At year-end 2025, total assets reached HK$43.10 billion, up from HK$42.84 billion. Gross loans and advances grew to HK$25.27 billion, while total customer deposits rose to HK$33.28 billion. Equity amounted to HK$7.76 billion. The Group’s net cash outflow from operating activities totaled HK$2.43 billion, influenced by changes in placements, loans, and debt securities investments.
Management emphasized cautious expansion amid ongoing geopolitical uncertainties, shifts in property values, and fluctuating market interest rates. The Group maintained conservative credit practices, tightened cost controls, and focused on digital upgrades. Plans include refining product offerings in retail and commercial banking, fee-based businesses, and sustainable finance. Cost efficiency and prudent capital management remained central priorities.

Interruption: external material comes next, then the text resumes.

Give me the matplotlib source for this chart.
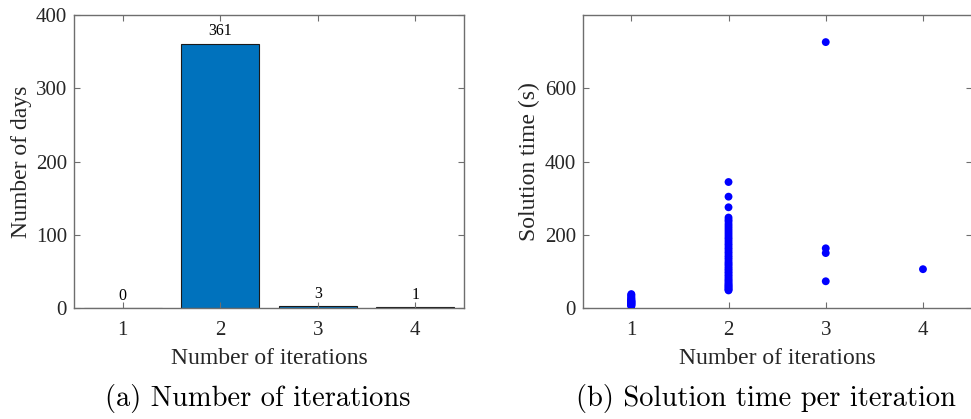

Corporate governance practices complied with the relevant listing provisions, with the Board composed of Non-Executive Directors, Independent Non-Executive Directors, and an Executive Director. Committees such as the Audit Committee and Risk Management Committees oversaw key risks, including market, liquidity, credit, operational, cybersecurity, compliance, and climate-related factors. The independent auditor confirmed that the 2025 consolidated financial statements present a true and fair view of the Group’s financial position.
Throughout the year, the Group maintained comprehensive internal controls, regularly reviewed governance structures, and continued to develop ESG-related initiatives. Its property portfolio in Hong Kong and Shenzhen, comprising branch premises, offices, and leased properties, was carried at values reflecting periodic revaluations. Looking ahead, the Group plans to uphold stable governance while refining its digital channels, enhancing quality of service, and managing key risks to support its overall business objectives.